Ten Commandments of Editing Someone's Work by Nathan Bransford Former literary agent Nathan Bransford's blog is a treasure trove of information for authors, particularly novelists, but I love his advice for editors, too.
Other resources
Want to run your writing past a robot before you try a real, impatient, unsympathetic human? The Writer's Diet is a free web-based application that will help you catch and kill the adjectives and muscle up the verbs in your work. Hemingway will help you identify jargon, passive voice, and other devices that rob your writing of clarity and verve.
Want to find an agent? For the price of one Seamless meal a month ($25 as of this writing) PublishersMarketplace gives you access to a database of every editor, every agent, every merger, and (almost) every deal that occurs in the mainstream publishing world. If you want to be an agent, author, editor, or other type of publishing professional, it's worth every penny. I have subscribed to Publishers Marketplace without break for the past twelve years and I've never gone a day without checking it once. (OK, maybe on my wedding day.) (Probably.)

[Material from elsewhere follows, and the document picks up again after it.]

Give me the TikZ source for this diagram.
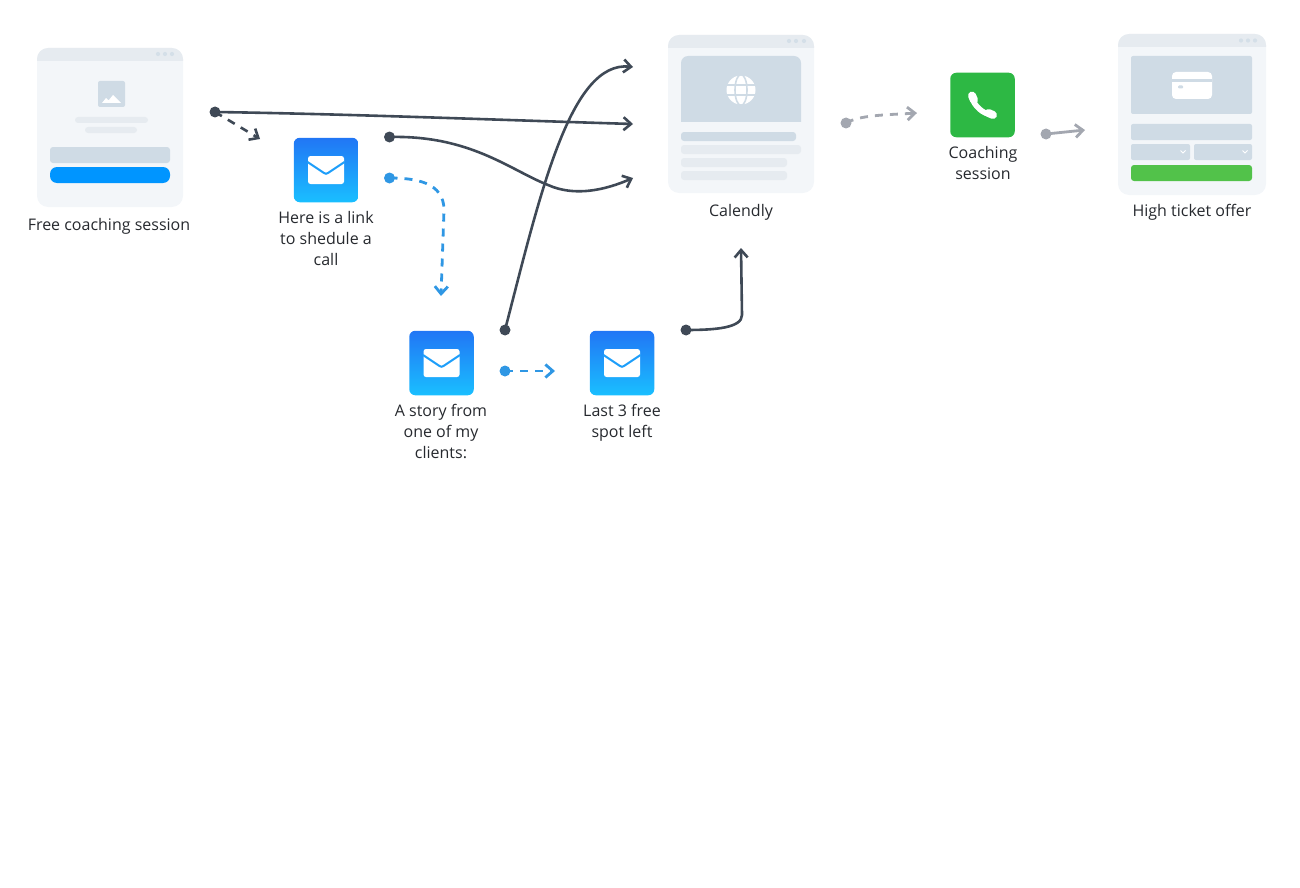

Want to start publishing articles in popular blogs and magazines? Or find a job in publishing, TV, blogging, or magazines? Check out Mediabistro. Aspiring journalists, authors, and editors can access things like their industry blogs and job database for free, but members get access to their archive of Pitches that Worked--worth the price if you land even one paid writing assignment in a national magazine.